[linux-lvm] LVM mirror questions

Petr Rockai prockai at redhat.com
Wed Oct 6 17:23:42 UTC 2010


Hi again,

Jay <jrharris19 at yahoo.com> writes:

> Thanks for the reply.  "Should continue to work.." leaves me with some
> doubt.  My intent for a mirror is for a datastore that has reliability
> at the expense of space.  In addition, when a large datastore is
> rebooted, there would be a period of time when the data is being
> mirrored, which leaves a window of peril. After I migrate my data off
> of lvm and onto an md device, I will test lvm.

This depends on how you set up things. With the normal dmeventd
monitoring enabled, the mirror, when experiencing a log failure, will
discard the log and continue working with core log. Same for faulty
images (it'll discard the image, and depending on how many images you
have, continue as linear or with fewer images; with recent versions, you
can say in /etc/lvm/lvm.conf that you want the images/logs replaced
automatically from free PV space).

> Test #1 will be start a huge write operation on a mirror that consists
> of 2 mirrors and 1 log, all on seperate pvs.  While the write
> operation is happening, I will unplug the log drive and see if lvm
> switches in midstream to a memory log without loss.

If you have dmeventd running and the mirror volumes are monitored,
that's exactly what should happen. There might be a hitch in the IO flow
while the mirror is converted, but nothing should be lost. Please do let
us know if you observe anything else!

> Test #2 will be to see if I can make lvm activate lvs or vgs in a
> certain order.  That way I could make the first 20 extents of every
> physical device part of a vg/lv that houses mirror logs.  These log
> lvs would be mirrored across all physical devices.  The log lvs would
> have memory logs, which would be ok since they will be so small.  The
> window of peril is reduced from hours to a few seconds.

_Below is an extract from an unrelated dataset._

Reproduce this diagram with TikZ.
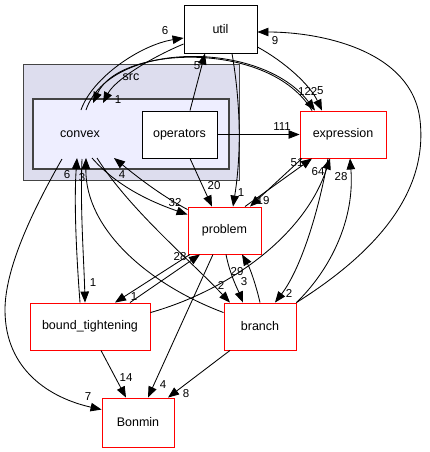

You can use --mirrorlog mirrored for that, you just need to play a bit
with the options to achieve the layout you want. Also please note that
having a log and a mirror image on the same drive may come with a
non-trivial performance penalty, since log updates now need to seek all
the way through the disk, on both images (regardless of how people think
things SHOULD work, the obvious is not always the best).

Yours,
   Petr.

PS: What happens when you don't have dmeventd running/monitoring enabled
probably depends on your kernel version. I believe it used to work in a
similar fashion without dmeventd (faulty log would be ignored), but I am
not sure that mode of operation is supported in newer versions. Someone
else might chime in knowing more about the kernel level details.